The action is ejectment, and the principal contest is whether the demanded premises passed to the State as swamp and overflowed land, under what is known as the Arkansas Act. At the trial the Court sent the jury to view the premises in controversy, as authorized by section 610 of the Code of Civil Procedure; and at the close of the testimony, on the request of the plaintiff, gave to the jury the following, among other instructions:

“Ninth. The jury, under the order of this Court, proceeded to view and examine the lands in controversy, and they are at liberty, and it is their duty to give such examination made by them its due and proper weight in assisting them to determine the character of the lands on the 28th of September, 1850.
“Tenth. If the jury find from the evidence of the witnesses, and from their examination of the lands in controversy that it was such on the 28th day of September, 1850, that it was rendered unfit for cultivation by reason of its overflow, it would be overflowed lands within the meaning of the Act of that date, even though at that precise time it had been dry.”

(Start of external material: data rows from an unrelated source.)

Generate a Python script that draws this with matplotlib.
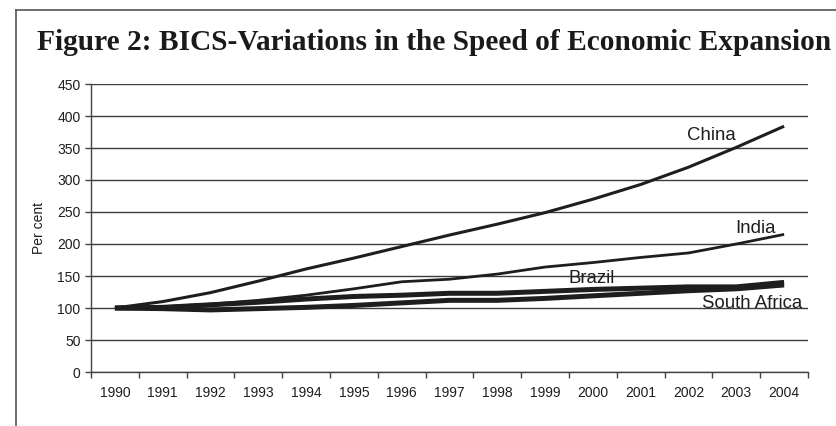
import matplotlib.pyplot as plt
from matplotlib.lines import Line2D
import numpy as np

plt.rcParams['font.family'] = ['Liberation Sans', 'DejaVu Sans']

years = ['1990', '1991', '1992', '1993', '1994', '1995', '1996', '1997',
         '1998', '1999', '2000', '2001', '2002', '2003', '2004']
china = [100, 110, 124, 142, 161, 178, 196, 214, 231, 249, 270, 293, 320, 351, 384]
india = [100, 102, 106, 112, 120, 130, 141, 145, 153, 164, 171, 179, 186, 200, 215]
brazil = [100, 101, 105, 109, 114, 118, 120, 123, 123, 126, 129, 131, 133, 133, 140]
south_africa = [100, 99, 97, 99, 101, 104, 108, 112, 112, 115, 119, 123, 127, 130, 136]

ink = '#1e1e1e'

fig = plt.figure(figsize=(8.36, 4.26), dpi=100)
ax = fig.add_axes([91 / 836, 1 - 372 / 426, (808 - 91) / 836, (372 - 84) / 426])

x = np.arange(len(years))
ax.plot(x, china, color=ink, lw=2.2, solid_capstyle='butt')
ax.plot(x, india, color=ink, lw=2.0, solid_capstyle='butt')
ax.plot(x, brazil, color=ink, lw=3.6, solid_capstyle='butt')
ax.plot(x, south_africa, color=ink, lw=3.6, solid_capstyle='butt')

ax.set_xlim(-0.5, len(years) - 0.5)
ax.set_ylim(0, 450)
ax.set_yticks(range(0, 451, 50))
ax.set_xticks(x)
ax.set_xticklabels(years)
ax.set_xticks(np.arange(-0.5, len(years)), minor=True)
ax.tick_params(axis='x', which='major', length=0, pad=10, labelsize=10, colors=ink)
ax.tick_params(axis='x', which='minor', length=4, width=1, direction='out', color='#444444')
ax.tick_params(axis='y', length=4, width=1, labelsize=10, colors=ink, color='#444444')
ax.grid(axis='y', color='#3c3c3c', lw=1)
ax.set_axisbelow(True)
for side in ['top', 'right']:
    ax.spines[side].set_visible(False)
for side in ['left', 'bottom']:
    ax.spines[side].set_color('#444444')
    ax.spines[side].set_linewidth(1)
ax.set_ylabel('Per cent', fontsize=10, color=ink, labelpad=8)

# series labels
ax.text(12.47, 369, 'China', fontsize=13.4, color=ink, ha='center', va='center')
ax.text(13.41, 224, 'India', fontsize=13.4, color=ink, ha='center', va='center')
ax.text(9.98, 146, 'Brazil', fontsize=13.4, color=ink, ha='center', va='center')
ax.text(13.33, 107, 'South Africa', fontsize=13.4, color=ink, ha='center', va='center')

# title and frame
fig.text(37 / 836, 1 - 43 / 426, 'Figure 2: BICS-Variations in the Speed of Economic Expansion',
         family='Liberation Serif', weight='bold', fontsize=21.2, color='#1a1a1a',
         ha='left', va='center')
fig.add_artist(Line2D([16 / 836, 16 / 836], [0, 1 - 10 / 426], transform=fig.transFigure,
                      color='#555555', lw=1.2))
fig.add_artist(Line2D([16 / 836, 1], [1 - 10 / 426, 1 - 10 / 426], transform=fig.transFigure,
                      color='#555555', lw=1.2))

fig.savefig('out.png', dpi=100)
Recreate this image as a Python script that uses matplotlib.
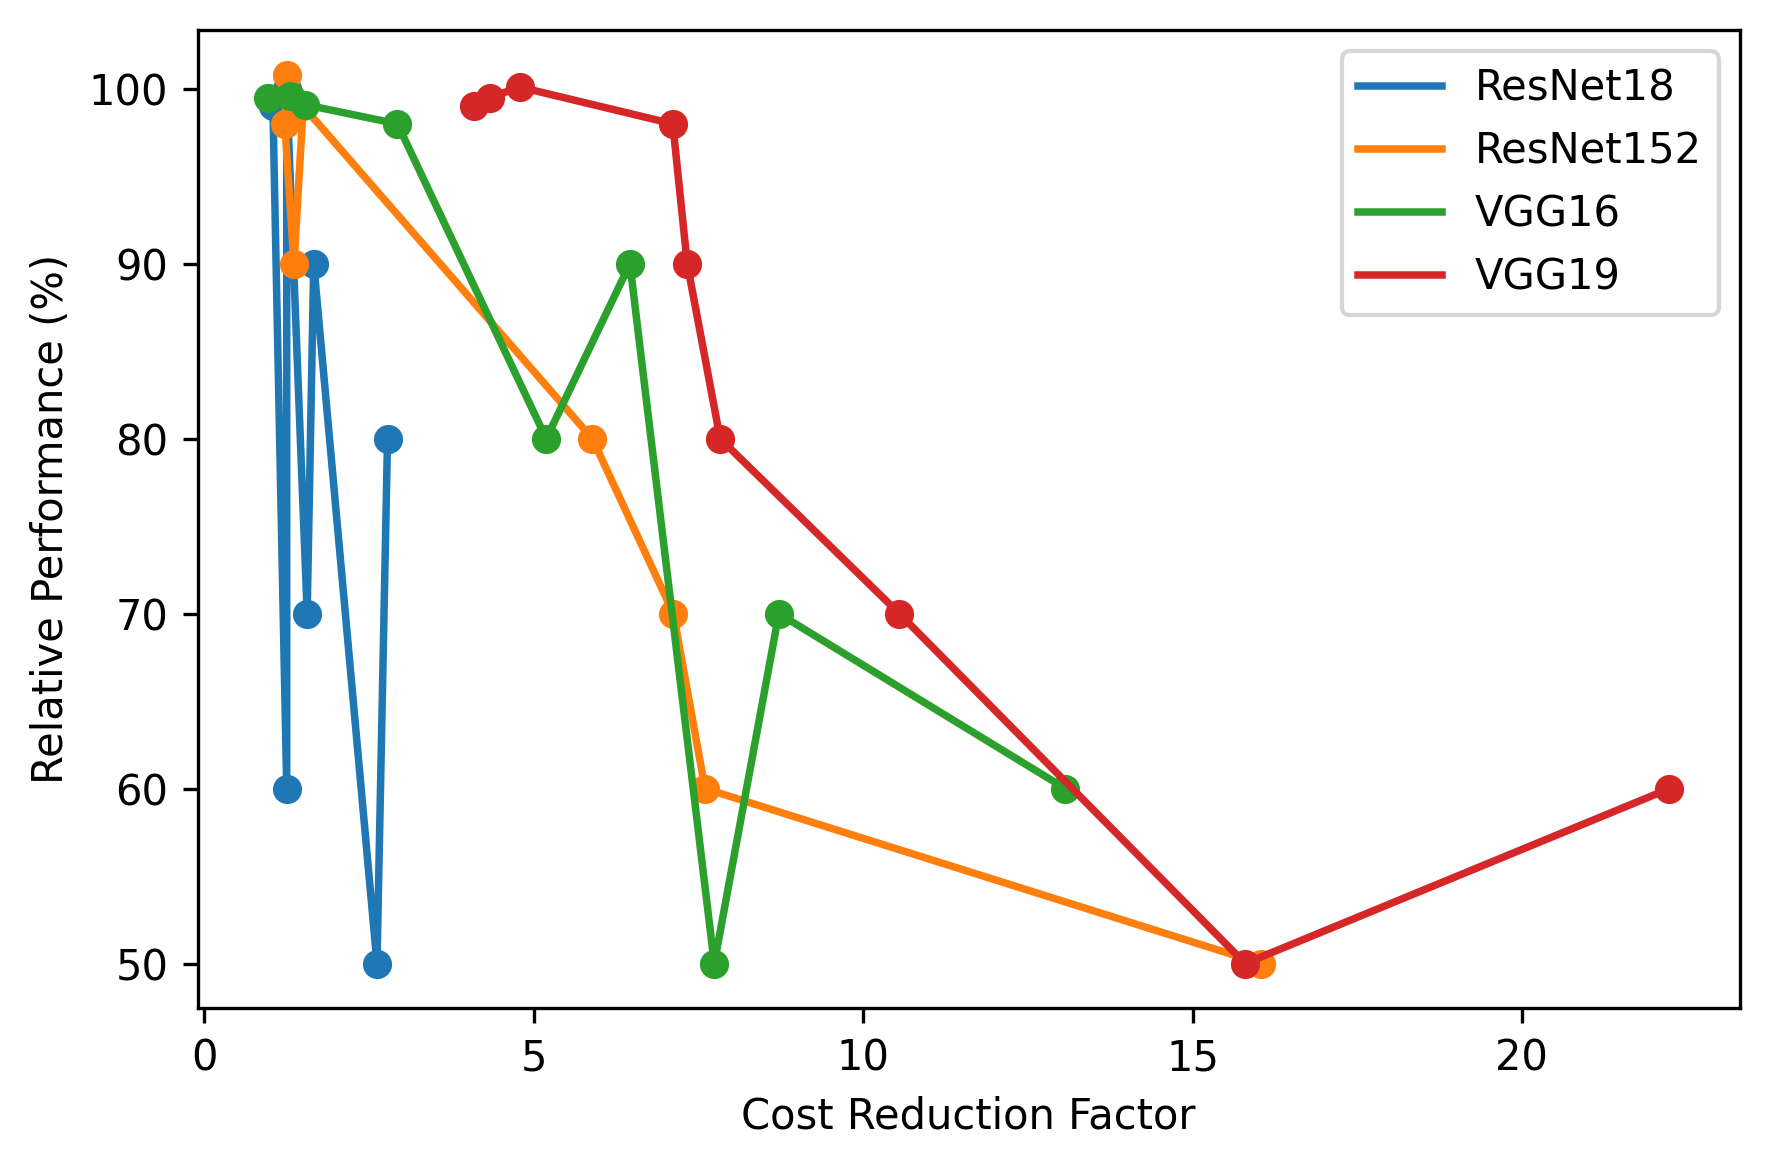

These instructions are erroneous in so far as they authorized the jury to take into consideration the result of their own examination of the land, in determining its character as swamp and overflowed, or otherwise. In authorizing the Court to send the jury to view the premises in litigation, it was not the purpose of the statute to convert the jurors into silent witnesses, acting on their own inspection of the land, but only to enable them the more clearly to understand and apply the evidence. If the rule were otherwise, the jury might base its verdict wholly on its own inspection of the premises, regardless of an overwhelming weight of evidence to the contrary, and the losing party would be without a remedy by motion for a new trial. It would be impossible to determine how much weight was due to the inspection by the jury as contrasted with the opposing evidence, or (treating the inspection as in the nature of evidence) whether it was sufficient to raise a substantial conflict in the evidence. The cause would be determined not upon evidence given in Court, to. be discussed by counsel and considered by the Court in deciding a motion for a new trial, but upon the opinions of the jurors founded on a personal inspection, the value or the accuracy of which there would heno method of ascertaining. The statute could not have intended to produce such results as these, in authorizing the jury to view the premises.

Judgment reversed and cause remanded for a new trial. Remittitur forthwith.

Neither Mr. Chief Justice Wallace nor Mr. Justice McKinstry expressed an opinion.